Great answer thanks. Yes this makes a lot of sense. My understanding was that TLA+ also supported theorem proving but it sounds like it is more used as a model checker in practice.


TLA+ has very different aims.

A better criticism would probably be to note that TLA+ is even within the more similar world of (say) model checking, it is a LISP to (say) Spin's (or similar) C




Ah, the HN's favourite language Three Letter Acronym +

I ctrl+f'd the page and the expansion of that acronym, Temporal Logic of Actions is nowhere to be found.


Leslie Lamport doesn't say what TLA+ standards for on his personal webpage, and I felt I had to pay him his respects

(Real answer: it's something most of us tell you if you ask, but "Temporal logic of actions" makes it sound a lot more intimidating to learn than it actually is)


The Glossary has it!
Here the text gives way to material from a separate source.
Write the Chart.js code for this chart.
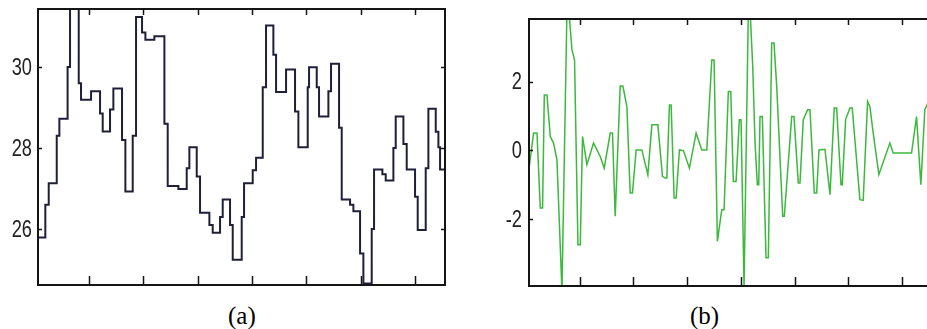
<!DOCTYPE html>
<html><head><meta charset="utf-8">
<script src="https://cdn.jsdelivr.net/npm/chart.js@4/dist/chart.umd.min.js"></script>
<style>
html,body{margin:0;padding:0;background:#fff;width:927px;height:329px;overflow:hidden;position:relative}
.box{position:absolute;top:0;height:295px}
#boxA{left:0;width:470px}
#boxB{left:480px;width:480px}
.cap{position:absolute;font-family:"Liberation Serif","Times New Roman",serif;font-size:25px;color:#000;line-height:1;white-space:nowrap}
</style></head><body>
<div class="box" id="boxA"><canvas id="cA" width="470" height="295"></canvas></div>
<div class="box" id="boxB"><canvas id="cB" width="480" height="295"></canvas></div>
<div class="cap" style="left:228px;top:303px">(a)</div>
<div class="cap" style="left:690px;top:303px">(b)</div>
<script>
// ---- data ----
const xTicks = [20, 40, 60, 80, 100, 120, 140];
const yTicksA = [26, 28, 30];
const yTicksB = [-2, 0, 2];
// panel (a): stepped series, x = start of each step
const xA = [1.2,3.9,5.15,8.1,9.07,12.1,13,16.2,17.05,20.74,24.05,25.03,27.73,28.96,32.15,33.38,36.08,37.31,39.52,40.75,44.06,47.75,48.97,52.9,55.97,56.95,59.66,60.88,64.32,65.55,68.25,69.23,71.93,72.92,76.23,77.09,80.28,81.51,83.97,85.19,87.89,88.88,92.56,95.87,97.1,100.54,101.03,103.86,104.71,108.15,109.13,112.08,113.06,116.13,117.36,119.82,121.04,124.11,124.97,128.04,129.27,132.09,132.95,135.78,137,140.07,141.05,144,144.98,147.69,148.67,149.28,151.1];
const yA = [25.79,26.6,27.13,28.3,28.72,30.0,31.8,29.6,29.19,29.40,28.85,28.41,28.95,29.47,28.2,26.93,28.3,31.23,30.85,30.67,30.76,28.6,27.06,26.99,27.5,28.02,27.3,26.4,26.1,25.91,26.3,26.73,26.1,25.24,26.3,27.13,27.45,27.76,29.5,31.02,30.3,29.38,29.94,28.9,28.02,29.5,29.99,29.5,28.78,29.4,30.08,28.5,26.73,26.6,26.44,25.4,24.66,26.0,27.47,27.35,27.2,28.0,28.78,28.1,27.47,26.8,25.98,27.5,28.97,28.4,28.02,27.47,27.47];
// panel (b)
const xB = [1.31,2.91,4.17,5.4,6.25,6.89,7.89,9.11,10.34,11.6,13.46,15.32,16.0,17.18,18.14,19.41,20.26,21.11,22.75,25.2,27.69,29.18,31.41,32.26,33.26,35.12,36.12,37.61,38.84,39.69,41.06,43.18,45.41,46.9,49.13,50.84,51.84,52.47,53.44,54.07,55.18,55.93,57.15,58.64,60.87,63.36,65.47,67.33,69.19,70.04,71.27,72.9,73.76,75.35,76.25,77.21,78.22,79.44,80.07,81.19,82.79,83.42,84.42,85.28,86.13,86.65,87.13,87.99,89.36,90.22,91.48,92.33,93.34,95.57,96.16,98.91,99.76,101.36,101.99,103.22,104.85,105.71,107.31,108.2,109.06,111.29,113.15,114.74,115.64,117.24,117.72,118.98,120.57,121.43,124.28,125.51,127.14,128.0,129.23,131.34,135.43,136.65,143.49,145.35,146.95,148.43,150.3];
const yB = [-0.47,0.5,0.5,-1.68,-1.68,1.61,1.61,0.4,0.21,-0.28,-4.1,4.1,4.1,2.92,2.63,-2.75,-2.75,0.4,-0.42,0.21,-0.18,-0.52,0.5,0.5,-1.92,1.87,1.87,1.27,-1.24,-1.24,0.01,0.01,-0.71,0.74,0.74,-0.76,-0.81,-0.81,1.32,1.32,-1.39,-1.39,0.01,-0.01,-0.52,0.5,0.01,0.01,2.63,2.63,-2.65,-1.73,-1.73,1.71,1.71,-0.91,-0.91,0.89,0.89,-3.95,4.1,4.1,2.44,0.21,-1.0,-1.0,0.98,0.98,-3.13,-3.13,3.12,3.12,1.86,-1.92,-1.92,0.98,0.98,-0.95,-0.95,0.89,1.18,1.18,-1.24,-1.24,0.01,0.03,-1.29,1.23,1.23,-1.0,-1.0,0.9,1.23,1.23,-1.44,-1.46,1.42,1.27,0.5,-0.71,0.21,-0.08,-0.08,0.98,-1.0,1.18,1.5];

const LABEL_FONT = '24px "Liberation Sans", Arial, sans-serif';

function framePlugin(lblPad) {
  return {
    id: 'frame',
    afterDraw(chart) {
      const {ctx, chartArea: a, scales} = chart;
      ctx.save();
      ctx.strokeStyle = '#151515';
      ctx.lineWidth = 1.5;
      ctx.beginPath();
      scales.x.ticks.forEach(t => {
        const px = Math.round(scales.x.getPixelForValue(t.value)) + 0.5;
        ctx.moveTo(px, a.bottom); ctx.lineTo(px, a.bottom - 9);
        ctx.moveTo(px, a.top); ctx.lineTo(px, a.top + 6);
      });
      scales.y.ticks.forEach(t => {
        const py = Math.round(scales.y.getPixelForValue(t.value)) + 0.5;
        ctx.moveTo(a.left, py); ctx.lineTo(a.left + 4, py);
        ctx.moveTo(a.right, py); ctx.lineTo(a.right - 4, py);
      });
      ctx.stroke();
      ctx.lineWidth = 2;
      ctx.strokeRect(a.left, a.top, a.right - a.left, a.bottom - a.top);
      // y tick labels (narrow, tall digits as in the original)
      ctx.fillStyle = '#222';
      ctx.font = LABEL_FONT;
      ctx.textAlign = 'right';
      ctx.textBaseline = 'middle';
      scales.y.ticks.forEach(t => {
        const py = scales.y.getPixelForValue(t.value);
        ctx.save();
        ctx.translate(a.left - lblPad, py + 1);
        ctx.scale(0.76, 1);
        ctx.fillText(String(t.value), 0, 0);
        ctx.restore();
      });
      ctx.restore();
    }
  };
}

function makeChart(id, xs, ys, yTicks, ymin, ymax, color, width, stepped, axisW, pad, lblPad) {
  return new Chart(document.getElementById(id), {
    type: 'line',
    data: { datasets: [{
      data: xs.map((x, i) => ({x, y: ys[i]})),
      borderColor: color, borderWidth: width, pointRadius: 0,
      tension: 0, stepped: stepped, fill: false
    }]},
    options: {
      responsive: false, animation: false, events: [],
      layout: { padding: pad },
      plugins: { legend: {display: false}, tooltip: {enabled: false} },
      scales: {
        x: {
          type: 'linear', min: 1.2, max: 151.1,
          afterBuildTicks: s => { s.ticks = xTicks.map(v => ({value: v})); },
          afterFit: s => { s.height = 0; s.paddingLeft = 0; s.paddingRight = 0; },
          ticks: {display: false},
          grid: {display: false, drawTicks: false},
          border: {display: false}
        },
        y: {
          type: 'linear', position: 'left', min: ymin, max: ymax,
          afterBuildTicks: s => { s.ticks = yTicks.map(v => ({value: v})); },
          afterFit: s => { s.width = axisW; s.paddingTop = 0; s.paddingBottom = 0; },
          ticks: {display: false},
          grid: {display: false, drawTicks: false},
          border: {display: false}
        }
      }
    },
    plugins: [framePlugin(lblPad)]
  });
}

makeChart('cA', xA, yA, yTicksA, 24.62, 31.43, '#1f1f3a', 2, true, 38, {left: 0, top: 9, right: 25, bottom: 10}, 6);
makeChart('cB', xB, yB, yTicksB, -3.95, 3.82, '#3cb83c', 1.5, false, 49, {left: 0, top: 19, right: 28, bottom: 9}, 7);
</script>
</body></html>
I was also wondering how long it can go without ever resolving the meaning of each letter.


I wish sites like these were keyboard operable. You have a link down the bottom of the page, if I scroll to the bottom of the page (with space or down key or page down), it would be nice that it gets to the bottom, and then goes to the next page on the next keydown event.

We implemented this in medical software for reading patient documents at one of my last jobs, and it's a feature I wish more sites that were focused on reading material had (docs, book replacements, etc.)
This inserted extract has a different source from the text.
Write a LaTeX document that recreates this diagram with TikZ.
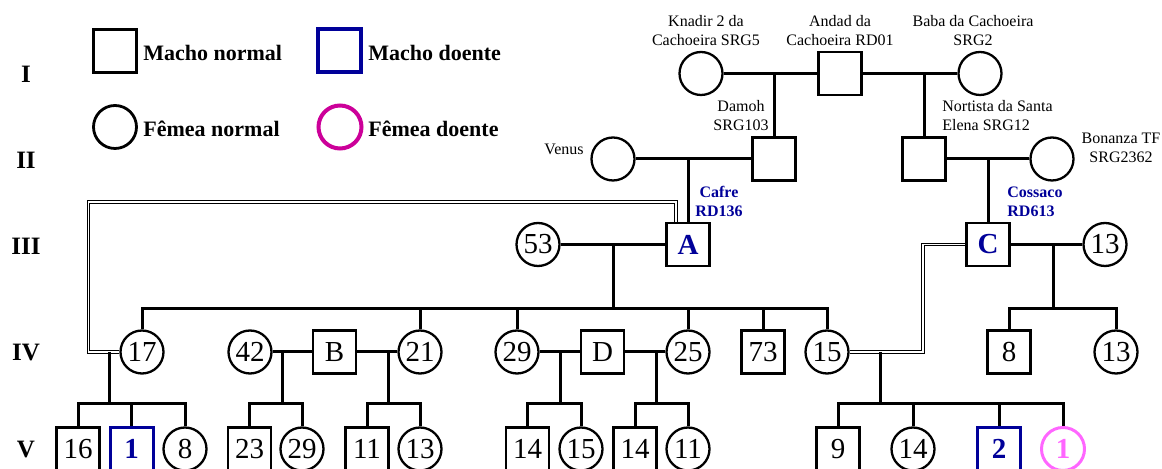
\documentclass[tikz,border=0pt]{standalone}
\usepackage{fontspec}
\setmainfont{Liberation Serif}
\definecolor{doenteM}{RGB}{0,0,153}
\definecolor{doenteF}{RGB}{204,0,153}
\definecolor{doenteR}{RGB}{255,102,255}
\begin{document}
\begin{tikzpicture}[x=0.5pt,y=-0.5pt,
    macho/.style={draw,line width=1.15pt,minimum size=21.5pt,inner sep=0pt,font=\fontsize{14.5}{14.5}\selectfont},
    femea/.style={macho,circle},
    portador/.style={macho,text=doenteM,font=\fontsize{14.5}{14.5}\selectfont\bfseries},
    machoD/.style={macho,draw=doenteM,line width=1.5pt,text=doenteM,font=\fontsize{14.5}{14.5}\selectfont\bfseries},
    femeaD/.style={femea,draw=doenteR,line width=1.5pt,text=doenteR,font=\fontsize{14.5}{14.5}\selectfont\bfseries},
    nome/.style={font=\fontsize{8}{9.5}\selectfont,align=center,inner sep=0pt},
    nomeD/.style={nome,text=doenteM,font=\fontsize{8}{9.5}\selectfont\bfseries},
    ger/.style={font=\fontsize{12.5}{12.5}\selectfont\bfseries},
    leg/.style={font=\fontsize{11}{11}\selectfont\bfseries,anchor=west,inner sep=0pt},
    lig/.style={line width=1.5pt},
    cons/.style={double,line width=0.6pt,double distance=0.7pt}]
  \useasboundingbox (0,0) rectangle (1162,469);
  % legenda
  \node[macho,line width=1.3pt] (lM) at (115,51) {};
  \node[leg] (lMt) at (143,53) {Macho normal};
  \node[machoD,line width=2pt] (lMD) at (339.5,51) {};
  \node[leg] (lMDt) at (368,53) {Macho doente};
  \node[femea,line width=1.4pt] (lF) at (115,127) {};
  \node[leg] (lFt) at (143,129) {Fêmea normal};
  \node[femea,draw=doenteF,line width=2pt] (lFD) at (340,127) {};
  \node[leg] (lFDt) at (368,129) {Fêmea doente};
  % gerações
  \node[ger] (gI) at (26,74) {I};
  \node[ger] (gII) at (26,160) {II};
  \node[ger] (gIII) at (26,246) {III};
  \node[ger] (gIV) at (26,353) {IV};
  \node[ger] (gV) at (26,450) {V};
  % geração I e II
  \node[femea] (knadir) at (701,73.5) {};
  \node[macho] (andad) at (840,73.5) {};
  \node[femea] (baba) at (980,73.5) {};
  \node[femea] (venus) at (613,159) {};
  \node[macho] (damoh) at (774,159) {};
  \node[macho] (nortista) at (924,159) {};
  \node[femea] (bonanza) at (1052,159) {};
  \node[nome] (tknadir) at (706,31) {Knadir 2 da\\Cachoeira SRG5};
  \node[nome] (tandad) at (840,31) {Andad da\\Cachoeira RD01};
  \node[nome] (tbaba) at (973,31) {Baba da Cachoeira\\SRG2};
  \node[nome] (tdamoh) at (741,116) {Damoh\\SRG103};
  \node[nome,anchor=west,align=left] (tnortista) at (942,116) {Nortista da Santa\\Elena SRG12};
  \node[nome,anchor=east] (tvenus) at (584,149) {Venus};
  \node[nome] (tbonanza) at (1121,147.5) {Bonanza TF\\SRG2362};
  \draw[lig] (knadir) -- (andad) -- (baba);
  \coordinate (j1) at (damoh |- knadir);
  \coordinate (j2) at (nortista |- baba);
  \draw[lig] (j1) -- (damoh);
  \draw[lig] (j2) -- (nortista);
  % geração III
  \node[femea] (f53) at (538,244.5) {53};
  \node[portador] (A) at (688,244.5) {A};
  \node[portador] (C) at (988,244.5) {C};
  \node[femea] (f13) at (1105,244.5) {13};
  \node[nomeD] (tcafre) at (719,201.5) {Cafre\\RD136};
  \node[nomeD,anchor=west,align=left] (tcossaco) at (1007,201.5) {Cossaco\\RD613};
  \draw[lig] (venus) -- (damoh);
  \draw[lig] (nortista) -- (bonanza);
  \coordinate (j3) at (A |- venus);
  \coordinate (j4) at (C |- bonanza);
  \draw[lig] (j3) -- (A);
  \draw[lig] (j4) -- (C);
  \draw[lig] (f53) -- (A);
  \draw[lig] (C) -- (f13);
  % geração IV
  \node[femea] (f17) at (142,352) {17};
  \node[femea] (f42) at (250,352) {42};
  \node[macho] (B) at (334.5,352) {B};
  \node[femea] (f21) at (420,352) {21};
  \node[femea] (f29) at (517,352) {29};
  \node[macho] (D) at (602.5,352) {D};
  \node[femea] (f25) at (688,352) {25};
  \node[macho] (m73) at (763,352) {73};
  \node[femea] (f15) at (827,352) {15};
  \node[macho] (m8) at (1009,352) {8};
  \node[femea] (f13b) at (1116,352) {13};
  \coordinate (j5) at (613,244.5);
  \coordinate (s5) at (613,309);
  \draw[lig] (j5) -- (s5);
  \draw[lig] (f17.north) |- (s5) -| (f15.north);
  \foreach \n in {f21,f29,f25,m73}{ \draw[lig] (\n.north) -- (\n.north |- s5); }
  \coordinate (j6) at (1053,244.5);
  \coordinate (s6) at (1053,309);
  \draw[lig] (j6) -- (s6);
  \draw[lig] (m8.north) |- (s6) -| (f13b.north);
  \draw[lig] (f42) -- (B) -- (f21);
  \draw[lig] (f29) -- (D) -- (f25);
  % consanguíneos
  \coordinate (cA) at (676,202);
  \coordinate (cB) at (88.5,352);
  \draw[cons] (cA |- A.north) -- (cA) -| (cB) -- (f17.west);
  \coordinate (cC) at (923,352);
  \draw[cons] (f15.east) -- (cC) |- (C.west);
  % geração V
  \node[macho] (m16) at (78,449) {16};
  \node[machoD] (m1) at (131.5,449) {1};
  \node[femea] (f8) at (185,449) {8};
  \node[macho] (m23) at (249.5,449) {23};
  \node[femea] (f29b) at (302,449) {29};
  \node[macho] (m11) at (367,449) {11};
  \node[femea] (f13c) at (420,449) {13};
  \node[macho] (m14) at (527.5,449) {14};
  \node[femea] (f15b) at (581,449) {15};
  \node[macho] (m14b) at (635,449) {14};
  \node[femea] (f11) at (688,449) {11};
  \node[macho] (m9) at (838,449) {9};
  \node[femea] (f14) at (913,449) {14};
  \node[machoD] (m2) at (999,449) {2};
  \node[femeaD] (f1) at (1063,449) {1};
  % irmandades
  \coordinate (j7) at (109,352);  \coordinate (s7) at (109,404);
  \coordinate (j8) at (282,352);  \coordinate (s8) at (282,404);
  \coordinate (j9) at (388,352);  \coordinate (s9) at (388,404);
  \coordinate (j10) at (560,352); \coordinate (s10) at (560,404);
  \coordinate (j11) at (656,352); \coordinate (s11) at (656,404);
  \coordinate (j12) at (880,352); \coordinate (s12) at (880,404);
  \foreach \a/\b in {j7/s7,j8/s8,j9/s9,j10/s10,j11/s11,j12/s12}{ \draw[lig] (\a) -- (\b); }
  \draw[lig] (m16.north) |- (s7) -| (f8.north);
  \draw[lig] (m1.north) -- (m1.north |- s7);
  \draw[lig] (m23.north) |- (s8) -| (f29b.north);
  \draw[lig] (m11.north) |- (s9) -| (f13c.north);
  \draw[lig] (m14.north) |- (s10) -| (f15b.north);
  \draw[lig] (m14b.north) |- (s11) -| (f11.north);
  \draw[lig] (m9.north) |- (s12) -| (f1.north);
  \foreach \n in {f14,m2}{ \draw[lig] (\n.north) -- (\n.north |- s12); }
\end{tikzpicture}
\end{document}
Edit: just want to point out this is in no way a critique of this site specifically, so maybe off topic.


Really liked the paper book, looking forward to the new version of the website!

Nice to see some new posts on TLA every once in a while. A few days ago someone posted this series of very real-world examples: It's also quite good.


This looks like it could be really useful. I tend to write out my specs in pseudocode before coding anyway, so being able to easily translate that human gobbledygook into a form that can be checked for correctness, seems like it could help the creative process of coming to a solution. Just try out ideas and see if they help solve it. Keep honing them down until you get it.


Thanks for your work, Hilel! I've been using TLA extensively in my job the last few months (I work at a blockchain company), and it's been a good run - we found a bunch of issues in several designs and even implemented code (some fairly critical). My secret hope is to get some co-workers to start using TLA themselves (so I can go off to do code-level verification instead hehe), I've organized a couple of internal tutorials but no takers so far - hopefully this free learning resource will help advance that goal :)

On a related topic, does anyone know of a comparison to Alloy 6? I've been meaning to take a day or two to look at it (I tried Alloy out a while ago while I was still in my PhD, but have forgotten most of it), I'm curious to see how it stacks up.